It’s Friday night. I’ve just come off a long week at work, and I’m ready to unwind with my friends at a house party. Before I even step out the door, I come to terms with the fact that I’m probably going to get drunk tonight. I’m going to try to drink as much as I possibly can without taking it too far. I’m going to hit that sweet spot. I’m going to attempt to teeter on the edge of wasted perfection. Two drinks past tipsy, but one drink before blacking out. This is my ‘happy place’, my escape, my refuge.
The next morning, I wake up with pounding headache and a craving for junk food. Oops! I blacked out last night. I silently wonder if I’ve offended anyone as I drag myself out of bed in pursuit of breakfast tacos. This pattern has become all too familiar, and as I get older I’m starting to realize one thing about this wasted weekend warrior lifestyle I lead: it’s is not cute, it’s not funny… it’s alcoholism.
I drink because I don’t want my conversations to loop over and over continually in my head while I wonder if I’ve said something stupid. I drink because I don’t want to think about the three half-finished blog articles open on my desktop and the project that’s due on Monday.
I don’t want to think about the past; I don’t want to worry about the future. I just want to lose myself in this moment, and live without regrets.

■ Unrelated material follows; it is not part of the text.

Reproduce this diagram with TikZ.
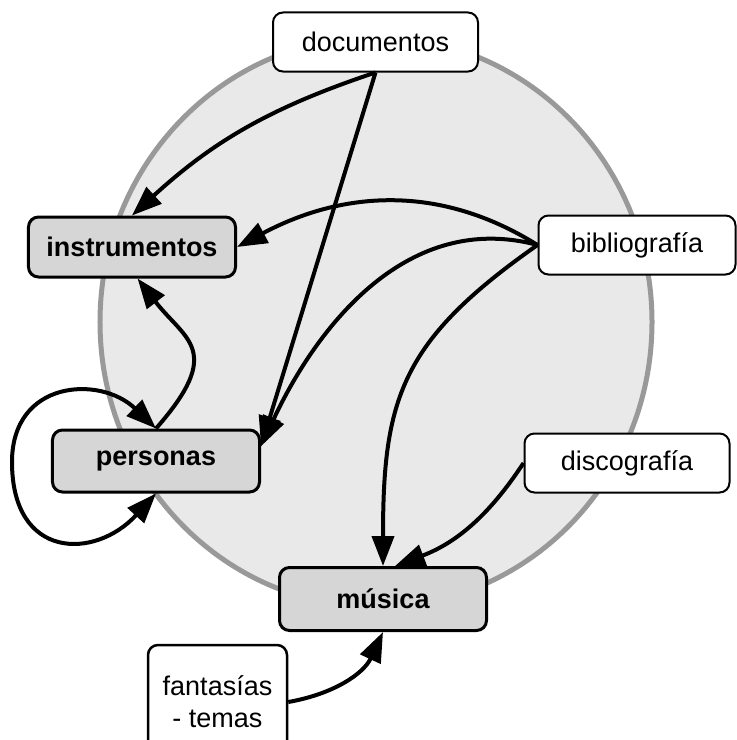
\documentclass[tikz,border=0pt]{standalone}
\usepackage{fontspec}
\setmainfont{Liberation Sans}
\usetikzlibrary{arrows.meta}
\definecolor{ringfill}{RGB}{233,233,233}
\definecolor{ringline}{RGB}{153,153,153}
\definecolor{boxgray}{RGB}{214,214,214}
\begin{document}
\begin{tikzpicture}[x=1bp,y=-1bp,
  main/.style={draw=black, line width=3bp, fill=boxgray, rounded corners=10bp, minimum width=207bp, minimum height=60bp, inner sep=0pt, font=\fontsize{27bp}{32bp}\selectfont\bfseries},
  side/.style={draw=black, line width=2bp, fill=white, rounded corners=10bp, minimum width=205bp, minimum height=59bp, inner sep=0pt, font=\fontsize{27bp}{32bp}\selectfont},
  link/.style={line width=4bp, -{Triangle[length=30bp,width=22bp]}},
  twolink/.style={line width=4bp, {Triangle[length=30bp,width=22bp]}-{Triangle[length=30bp,width=22bp]}}]
\useasboundingbox (0,0) rectangle (737,740);
\draw [fill=ringfill, draw=ringline, line width=5bp] (376,322) ellipse [x radius=276bp, y radius=285bp];
\node [side] (documentos) at (375.5,42) {documentos};
\node [main] (instrumentos) at (132,247) {instrumentos};
\node [side, minimum width=197bp] (bibliografia) at (637,245) {bibliografía};
\node [main, minimum height=62bp] (personas) at (156,461) {personas};
\node [side] (discografia) at (627,463) {discografía};
\node [main, minimum height=63bp] (musica) at (383,599) {música};
\node [side, line width=2.5bp, minimum width=139bp, minimum height=114bp, align=center] (fantasias) at (217.5,702) {fantasías\\- temas};
\draw [link] (documentos.south) to [bend right=12] (instrumentos.north);
\draw [link] (documentos.south) -- (personas.8);
\draw [link] (bibliografia.west) to [out=148, in=28] (instrumentos.east);
\draw [link] (bibliografia.west) to [out=165, in=65] (personas.8);
\draw [link] (bibliografia.west) to [out=215, in=90, looseness=1.2] (musica.north);
\draw [link] (discografia.west) to [bend left=18] (musica.70);
\draw [link] (fantasias.east) to [out=10, in=245] (musica.south);
\draw [link] (personas.north) .. controls (225,350) and (185,340) .. (instrumentos.-80);
\draw [twolink] (personas.north) .. controls (100,375) and (12,380) .. (12,462) .. controls (12,560) and (95,560) .. (personas.south);
\end{tikzpicture}
\end{document}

Unfortunately, that’s usually not how this scenario ends up, and the all-to-familiar consequences of my choices emerge. Four drinks turn to six; six turns to ten, and before you know it my words are slurring, and I want to make out with everything. The intelligent conversation I may have been having will turn into a zero-fucks-given free for all, or a Catholic church confessional.
Too many late twenty-somethings feel this all too well. Even the most put together professionals get smashed with their friends every weekend, right? RIGHT? Slowly I am realizing that’s not the case. That friend by friend it’s becoming less common. We’re getting too old to hide behind our cloaks of liquid courage. I’m getting too old to be ‘that girl’.
Why? Because more often than not a night like this leads to a wholly unproductive next day. I feel the effects two days later and sometimes into the next week.
I feel like it makes me dumber, slower, and fatter. It leads to insincere friendships and failed relationships. More than anything, though, I feel like it’s inhibiting my ability to have fun without it.
It’s letting the social anxiety build because instead of pushing through it I’m covering it up. When unfamiliar friends want to hang sober, I’m either bored or too anxious to feel comfortable. I attribute this to the absence of the social lubricant I’m so accustom to having.
So what’s an aging millennial to do? I could stop drinking altogether, but that option seems like a special kind of Hell. Should I count my drinks? Not go out? Force myself into social situations without my safety blanket? Something needs to happen, and fast, before it’s too late.